Cassilhaus Artist in Residence 10 Year Reunion
We celebrated the 10th anniversary of our Artist in Residence program by inviting all 43 artists we have hosted since May of 2009 back to Cassilhaus and 20 of them took us up on it and we had one of the most spectacular weekends of our lives!
First Live Performance Collaboration with Nasher Museum, Naama Tsabar, and 21 local female/female-identifying musicians
Cassilhaus AIR and musician/composer/sculptor/performance artist Naama Tsabar organizes Composition 21, an outdoor musical performance featuring original compositions played by 21 local female/female-identifying musicians in collaboration with the Nasher Museum of Art at Duke University.
First Prop Two-Seater Bathroom Built in the Gallery
Ellen Steinberg (of Cassilhaus logo fame above) curates a lifetime retrospective exhibition of her designer/illustrator father Sid Steinberg’s graphic design work called The Sid Show. One show artifact was the actual guest bathroom door from her childhood home featuring his infamous Piss Shit painting. She asked how Frank would hang it in the gallery and he said as a joke “why don’t we build a bathroom and put the door on it??” Ellen thought it was a great idea…
Zoom Into Thesis
Cassilhaus intern and Duke MFA|EDA candidate Cassie Klos becomes the first to defend her thesis exhibition to her master’s committee via Zoom online video conference. Cassie is the 4th Cassilhaus intern to mount their thesis show at Cassilhaus.
Cassilhaus Projects
Cassilhaus launches our Cassilhaus Projects publishing imprint.
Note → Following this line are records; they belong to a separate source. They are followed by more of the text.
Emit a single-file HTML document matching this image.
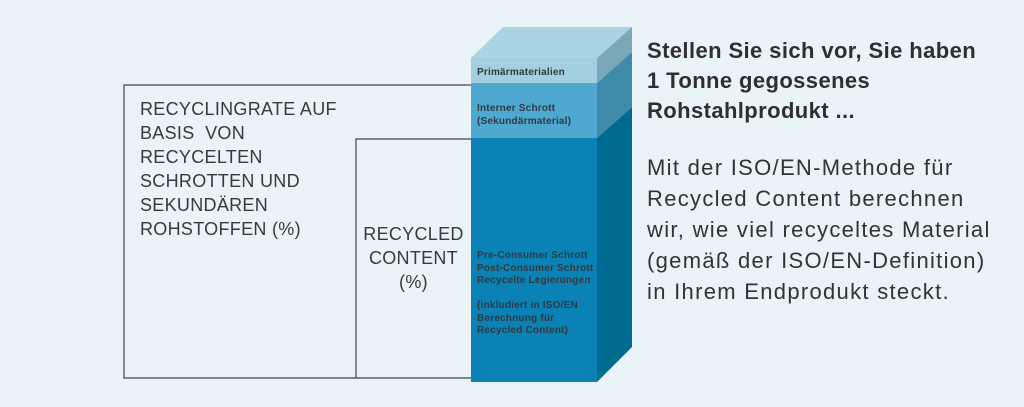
<!DOCTYPE html>
<html><head><style>
body{margin:0;width:1024px;height:407px;background:#e9f3f8;position:relative;overflow:hidden;font-family:"Liberation Sans",sans-serif;color:#333}
.t{position:absolute;font-size:18px;line-height:24px;color:#3a3a3a;letter-spacing:0.3px}
.s{position:absolute;font-size:10px;font-weight:bold;color:#2f3a40;line-height:12.5px;letter-spacing:0.2px}
</style></head><body>
<svg width="1024" height="407" style="position:absolute;left:0;top:0">
<polyline points="471,85 124,85 124,378 471,378" fill="none" stroke="#444" stroke-width="1.2"/>
<polyline points="471,139 356,139 356,378" fill="none" stroke="#444" stroke-width="1.2"/>
<polygon points="471,58 503,27 632,27 597,58" fill="#a9d4e3"/>
<rect x="471" y="58" width="126" height="25" fill="#a3cfe0"/>
<rect x="471" y="83" width="126" height="55" fill="#4fa8d0"/>
<rect x="471" y="138" width="126" height="244" fill="#0a82b5"/>
<polygon points="597,58 632,27 632,52 597,83" fill="#7aa8b8"/>
<polygon points="597,83 632,52 632,107 597,138" fill="#3e8aa8"/>
<polygon points="597,138 632,107 632,347 597,382" fill="#006a90"/>
</svg>
<div class="s" style="left:477px;top:67px">Primärmaterialien</div>
<div class="s" style="left:477px;top:103px">Interner Schrott<br>(Sekundärmaterial)</div>
<div class="s" style="left:477px;top:250px">Pre-Consumer Schrott<br>Post-Consumer Schrott<br>Recycelte Legierungen<br><br>(inkludiert in ISO/EN<br>Berechnung für<br>Recycled Content)</div>
<div class="t" style="left:140px;top:97px">RECYCLINGRATE AUF<br>BASIS &nbsp;VON<br>RECYCELTEN<br>SCHROTTEN UND<br>SEKUNDÄREN<br>ROHSTOFFEN (%)</div>
<div class="t" style="left:356px;top:222px;width:115px;text-align:center">RECYCLED<br>CONTENT<br>(%)</div>
<div style="position:absolute;left:647px;top:36px;font-size:22px;font-weight:bold;line-height:30px;color:#2f2f2f;letter-spacing:0.4px">Stellen Sie sich vor, Sie haben<br>1 Tonne gegossenes<br>Rohstahlprodukt ...</div>
<div style="position:absolute;left:647px;top:152px;font-size:22px;line-height:31px;color:#333;letter-spacing:1.3px">Mit der ISO/EN-Methode für<br>Recycled Content berechnen<br>wir, wie viel recyceltes Material<br>(gemäß der ISO/EN-Definition)<br>in Ihrem Endprodukt steckt.</div>
</body></html>
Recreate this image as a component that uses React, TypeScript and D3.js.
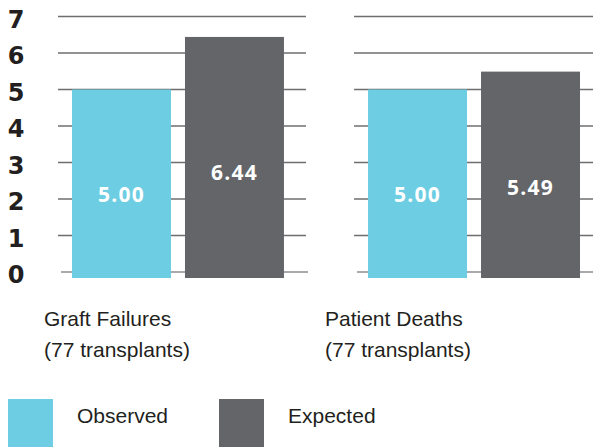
import { useEffect, useRef } from 'react';
import * as d3 from 'd3';

const groups = ['Graft Failures', 'Patient Deaths'];
const groupSubtitles = ['(77 transplants)', '(77 transplants)'];
const seriesNames = ['Observed', 'Expected'];
const observed = [5.0, 5.0];
const expected = [6.44, 5.49];
const yTicks = [0, 1, 2, 3, 4, 5, 6, 7];

const colors = ['#6dcde2', '#636569'];

export default function App() {
  const svgRef = useRef<SVGSVGElement>(null);

  useEffect(() => {
    if (!svgRef.current) return;
    const svg = d3.select(svgRef.current);
    svg.selectAll('*').remove();

    const y = d3.scaleLinear().domain([0, 7]).range([272, 16.5]);
    const x0 = d3.scaleBand<string>().domain(groups).range([72, 580]).paddingInner(0.284);
    const x1 = d3.scaleBand<string>().domain(seriesNames).range([0, x0.bandwidth()]).paddingInner(0.124);
    // category labels don't line up with the bar groups, so they get their own scale
    const labelX = d3.scalePoint<string>().domain(groups).range([44, 325]);

    const data = groups.map((g, i) => ({ group: g, values: [observed[i], expected[i]] }));

    // gridlines, split per group
    const grid = svg.append('g');
    data.forEach(d => {
      const gx = x0(d.group)!;
      grid.selectAll(null)
        .data(yTicks.filter(t => t > 0))
        .join('line')
        .attr('x1', gx - 14).attr('x2', gx + x0.bandwidth() + 22)
        .attr('y1', t => y(t)).attr('y2', t => y(t))
        .attr('stroke', '#6d6e71').attr('stroke-width', 1.5);
      grid.append('line')
        .attr('x1', gx - 11).attr('x2', gx + x0.bandwidth() + 24)
        .attr('y1', y(0)).attr('y2', y(0))
        .attr('stroke', '#a7a9ac').attr('stroke-width', 2);
    });

    // bars
    const bars = svg.append('g');
    data.forEach(d => {
      const gx = x0(d.group)!;
      d.values.forEach((v, j) => {
        const bx = gx + x1(seriesNames[j])!;
        bars.append('rect')
          .attr('x', bx).attr('y', y(v))
          .attr('width', x1.bandwidth()).attr('height', y(0) + 6 - y(v))
          .attr('fill', colors[j]);
        bars.append('text')
          .attr('x', bx + x1.bandwidth() / 2).attr('y', y(v * 0.425))
          .attr('text-anchor', 'middle').attr('dominant-baseline', 'central')
          .attr('fill', '#ffffff').attr('font-size', 21).attr('font-weight', 700)
          .attr('letter-spacing', 1.2)
          .attr('font-family', '"Open Sans", sans-serif')
          .text(v.toFixed(2));
      });
    });

    // y axis labels
    svg.append('g').selectAll('text')
      .data(yTicks)
      .join('text')
      .attr('x', 16).attr('y', t => y(t) + 3)
      .attr('text-anchor', 'middle').attr('dominant-baseline', 'central')
      .attr('fill', '#231f20').attr('font-size', 24).attr('font-weight', 700)
      .attr('font-family', '"DejaVu Sans", sans-serif')
      .text(t => String(t));

    // category labels
    const cat = svg.append('g')
      .attr('font-family', '"Liberation Sans", Arial, sans-serif')
      .attr('font-size', 21).attr('fill', '#231f20');
    groups.forEach((g, i) => {
      const lx = labelX(g)!;
      cat.append('text').attr('x', lx).attr('y', 326).text(g);
      cat.append('text').attr('x', lx).attr('y', 357).text(groupSubtitles[i]);
    });

    // legend
    const legend = svg.append('g')
      .attr('font-family', '"Liberation Sans", Arial, sans-serif')
      .attr('font-size', 21).attr('fill', '#231f20');
    const legendX = d3.scalePoint<string>().domain(seriesNames).range([8, 219]);
    seriesNames.forEach((s, j) => {
      const lx = legendX(s)!;
      legend.append('rect')
        .attr('x', lx).attr('y', 399).attr('width', 45).attr('height', 50)
        .attr('fill', colors[j]);
      legend.append('text').attr('x', lx + 69).attr('y', 423).text(s);
    });
  }, []);

  return (
    <svg ref={svgRef} width={593} height={447}
      style={{ position: 'absolute', left: 0, top: 0, display: 'block' }} />
  );
}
The Uncommon catalogue for the Elizabeth Matheson exhibition sets the bar high for future publications.
First Cassilhaus Exhibition to Travel
Landmark exhibition UNCOMMON: Elizabeth Matheson Photographs 1970-2018 travels to Upstairs Artspace in Tryon, NC.
Cassilhaus Artist in Residence 15 Year Reunion
From Croatia, California, Charlottesville, Connecticut, Chapel Hill, and a few of the other letters of the alphabet, our beloved alums returned for a spectacular four-day arts bacchanalia.
Nikky Finney at Cassilhaus
National Book Award winning poet Nikky Finney performs a magical reading as a surprise for our returning artist resident fellows.